Saïd Khoumri, directeur du Laboratoire de droit public et des droits de l'Homme à Mohammedia, a dégagé pour sa part «dix aspects de l'unité et de la souveraineté» contenus dans le projet de statut d'autonomie. Parmi ceux-ci, «l'article 2 inscrivant l'initiative dans le cadre de la souveraineté et de l'unité territoriale» ou encore «le point 29 prévoyant une révision constitutionnelle pour intégrer le statut dans la Loi fondamentale». L'intervenant a également cité «les larges attributions de l'État en matière de souveraineté, de défense et d'affaires étrangères», ainsi que «les prérogatives du Roi en tant que Chef suprême et Commandeur des croyants». De même, il a relevé «le rôle de coordination dévolu au représentant de l'État», la «représentation des populations au Parlement central» ou encore «la nomination du Chef du gouvernement régional par le Souverain».

Sahara marocain : Un environnement en pleine mutation

Manar Slimi, chercheur et universitaire, a dressé un état des lieux des «changements survenus depuis 17 ans, que ce soit à l'ONU ou au sein du concert des nations». Exposant un «contexte de multipolarité fragile» ayant succédé à l'unipolarité d'antan, il a noté «les partenariats stratégiques noués par le Maroc, notamment avec l'Espagne, sur le plan régional». Parallèlement, M. Slimi a mis en avant «la transformation du mouvement polisario d'organisation en groupe terroriste». Autant d'éléments à inscrire aux côtés «du changement stratégique avec la libération du passage de Guergarate et des initiatives structurantes comme le gazoduc Maroc-Nigeria ou l'Initiative de l'Atlantique» pour dire que le plan d’autonomie s’insère dans une vision cohérente de la géopolitique régionale. Face à ce nouveau paradigme, l'expert a avancé trois scénarios prospectifs. D'abord, «l'ONU pourrait considérer que ce conflit ayant perduré un demi-siècle ne mérite plus d'être pris en compte au Conseil de sécurité, ouvrant la voie à son retrait de l'ordre du jour». Le deuxième scénario envisagé par M. Slimi se rapporte à «une reconnaissance claire par la France de la marocanité du Sahara, ce qui pourrait déstabiliser l'Algérie». Enfin, l'universitaire n'a pas écarté l'éventualité d'une escalade menant à «un conflit armé entre le Maroc et l'Algérie». Un scénario pour le moins improbable, mais qui n’est pas à écarter, vu la fébrilité du régime algérien.

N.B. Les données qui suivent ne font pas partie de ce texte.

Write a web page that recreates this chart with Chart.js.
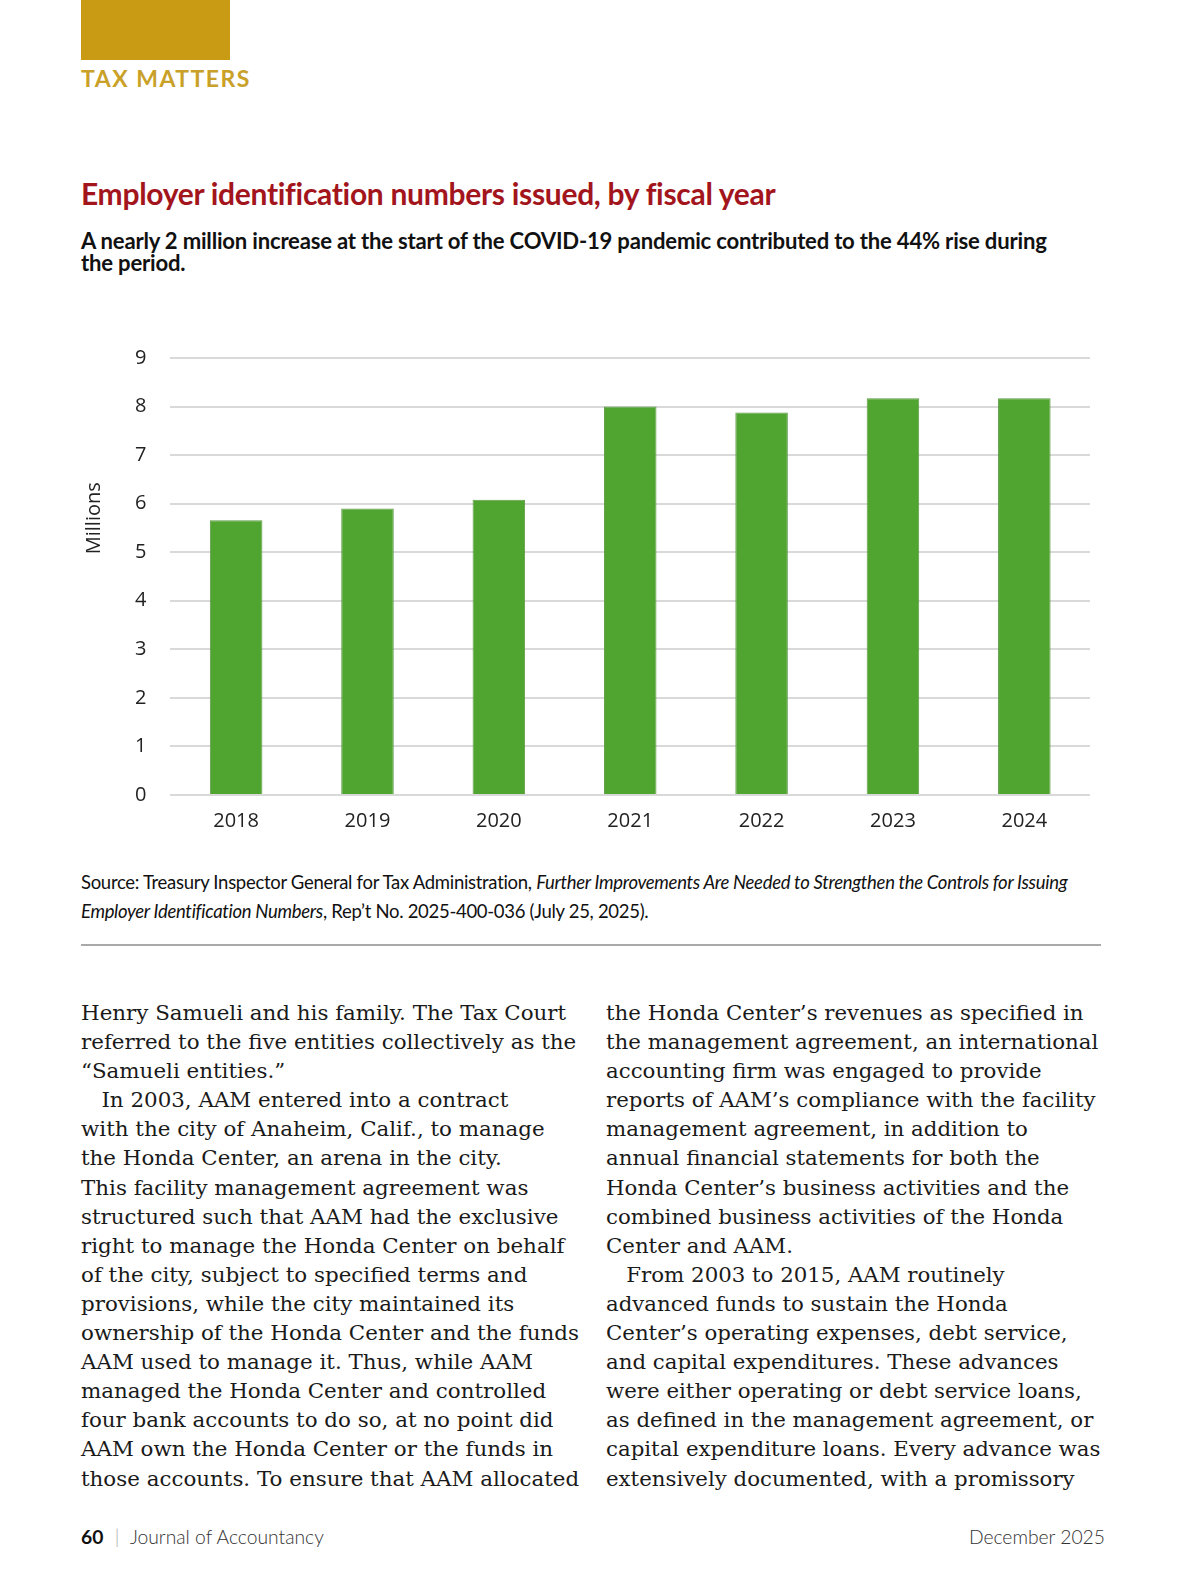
<!DOCTYPE html>
<html>
<head>
<meta charset="utf-8">
<script src="https://cdn.jsdelivr.net/npm/chart.js@4/dist/chart.umd.min.js"></script>
<style>
  html, body { margin:0; padding:0; background:#fff; }
  body { width:1200px; height:1575px; position:relative; overflow:hidden; font-family:"Lato", "Open Sans", sans-serif; }
  .gold-box { position:absolute; left:81px; top:0; width:149px; height:60px; background:#c99a14; }
  .kicker { position:absolute; left:81px; top:64px; font-size:23px; font-weight:700; color:#c9a128; letter-spacing:1.5px; }
  .title { position:absolute; left:81px; top:175px; font-size:30px; font-weight:700; color:#a3151c; letter-spacing:-0.3px; }
  .subtitle { position:absolute; left:81px; top:230px; width:1080px; font-size:22.1px; font-weight:700; color:#111; line-height:22px; letter-spacing:-0.2px; }
  #chartBox { position:absolute; left:70px; top:322px; width:1030px; height:517px; }
  .source { position:absolute; left:81px; top:868px; width:1060px; font-size:18.5px; color:#111; line-height:29px; letter-spacing:-0.3px; }
  .rule { position:absolute; left:81px; top:944px; width:1020px; height:2px; background:#a9a9a9; }
  .col { position:absolute; top:999px; font-family:"DejaVu Serif", serif; font-size:21px; line-height:29.1px; color:#1a1a1a; white-space:pre; }
  .footer { position:absolute; top:1525px; font-size:19.3px; color:#333; font-weight:300; }
</style>
</head>
<body>
<div class="gold-box"></div>
<div class="kicker">TAX MATTERS</div>
<div class="title">Employer identification numbers issued, by fiscal year</div>
<div class="subtitle">A nearly 2 million increase at the start of the COVID-19 pandemic contributed to the 44% rise during<br>the period.</div>
<div id="chartBox"><canvas id="myChart"></canvas></div>
<div class="source">Source: Treasury Inspector General for Tax Administration, <i>Further Improvements Are Needed to Strengthen the Controls for Issuing<br>Employer Identification Numbers</i>, Rep’t No. 2025-400-036 (July 25, 2025).</div>
<div class="rule"></div>
<div class="col" id="colL" style="left:81px;">Henry Samueli and his family. The Tax Court
referred to the five entities collectively as the
“Samueli entities.”
   In 2003, AAM entered into a contract
with the city of Anaheim, Calif., to manage
the Honda Center, an arena in the city.
This facility management agreement was
structured such that AAM had the exclusive
right to manage the Honda Center on behalf
of the city, subject to specified terms and
provisions, while the city maintained its
ownership of the Honda Center and the funds
AAM used to manage it. Thus, while AAM
managed the Honda Center and controlled
four bank accounts to do so, at no point did
AAM own the Honda Center or the funds in
those accounts. To ensure that AAM allocated</div>
<div class="col" id="colR" style="left:606px;">the Honda Center’s revenues as specified in
the management agreement, an international
accounting firm was engaged to provide
reports of AAM’s compliance with the facility
management agreement, in addition to
annual financial statements for both the
Honda Center’s business activities and the
combined business activities of the Honda
Center and AAM.
   From 2003 to 2015, AAM routinely
advanced funds to sustain the Honda
Center’s operating expenses, debt service,
and capital expenditures. These advances
were either operating or debt service loans,
as defined in the management agreement, or
capital expenditure loans. Every advance was
extensively documented, with a promissory</div>
<div class="footer" style="left:81px;"><b style="font-weight:700;color:#111;">60</b> <span style="color:#aaa;margin:0 6px;">|</span> Journal of Accountancy</div>
<div class="footer" style="right:95px;">December 2025</div>

<script>
var years = ['2018', '2019', '2020', '2021', '2022', '2023', '2024'];
var einsIssued = [5.66, 5.90, 6.08, 8.00, 7.88, 8.17, 8.17];
var yTicks = [0, 1, 2, 3, 4, 5, 6, 7, 8, 9];
var yTitle = 'Millions';

// squeeze each text column so its longest line fits the column width
function fitCol(id, width){
  var el = document.getElementById(id);
  el.style.transformOrigin = 'left top';
  var w = el.scrollWidth;
  if (w > 0) el.style.transform = 'scaleX(' + (width / w) + ')';
}
fitCol('colL', 498);
fitCol('colR', 494);

// axis title sits a bit above the middle of the axis in the original, so draw it by hand
var axisTitle = {
  id: 'axisTitle',
  afterDraw: function(chart){
    var c = chart.ctx, y = chart.scales.y;
    c.save();
    c.translate(24, y.getPixelForValue(5.7));
    c.rotate(-Math.PI / 2);
    c.font = '20px "Open Sans"';
    c.fillStyle = '#222';
    c.textAlign = 'center';
    c.textBaseline = 'middle';
    c.fillText(yTitle, 0, 0);
    c.restore();
  }
};

function draw(){
var ctx = document.getElementById('myChart').getContext('2d');
var myChart = new Chart(ctx, {
    type: 'bar',
    data: {
        labels: years,
        datasets: [{
            label: 'EINs issued (millions)',
            data: einsIssued,
            backgroundColor: '#4fa52f',
            borderColor: '#5f9a45',
            borderWidth: 1,
            barPercentage: 0.4,
            categoryPercentage: 1.0
        }]
    },
    plugins: [axisTitle],
    options: {
        responsive: true,
        maintainAspectRatio: false,
        animation: false,
        devicePixelRatio: 1,
        layout: { padding: { left: 41, right: 10, top: 5, bottom: 0 } },
        plugins: {
            legend: { display: false },
            tooltip: { enabled: false }
        },
        scales: {
            x: {
                grid: { display: false },
                border: { display: false },
                ticks: { color: '#222', font: { family: 'Open Sans', size: 20 }, padding: 6 }
            },
            y: {
                min: 0,
                max: 9,
                afterBuildTicks: function(axis){ axis.ticks = yTicks.map(function(v){ return { value: v }; }); },
                grid: { color: '#d9d9d9', lineWidth: 2, drawTicks: false },
                border: { display: false },
                ticks: { color: '#222', font: { family: 'Open Sans', size: 20 }, padding: 24 }
            }
        }
    }
});
}
draw();
</script>
</body>
</html>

Sahara marocain : Création, défis et horizons d'une initiative pionnière

Pour sa part, Rachid Mouktadir, directeur du Laboratoire de recherche et d'études en droit constitutionnel et sciences politiques à la Faculté de Aïn Chock, a dressé un large panorama de «l'initiative marocaine d'autonomie : création, défis et horizons». Saluant le fait que «le Maroc ait pris au dépourvu ses adversaires à travers cette initiative», le professeur a rappelé l'intérêt pluridisciplinaire que suscite cette question, des sciences politiques aux relations internationales en passant par la géopolitique ou le droit. Les principales approches, a-t-il résumé, «se sont intéressées au volet historique, aux résolutions et décisions onusiennes, à l'évolution du concert international ainsi qu'à ses équilibres de force». Une riche matière pour appréhender cette initiative dans toute sa complexité et ses multiples ramifications, en soulignant les outils de méthodologie et de recherche utilisés pour aborder le sujet.
À n'en point douter, cette journée d'étude aura permis d'apporter un éclairage renouvelé sur le plan d'autonomie proposé par le Royaume pour ses provinces sahariennes. Des éléments qui seront repris dans le cadre d’un ouvrage collectif que les organisateurs de cette conférence promettent de publier très prochainement.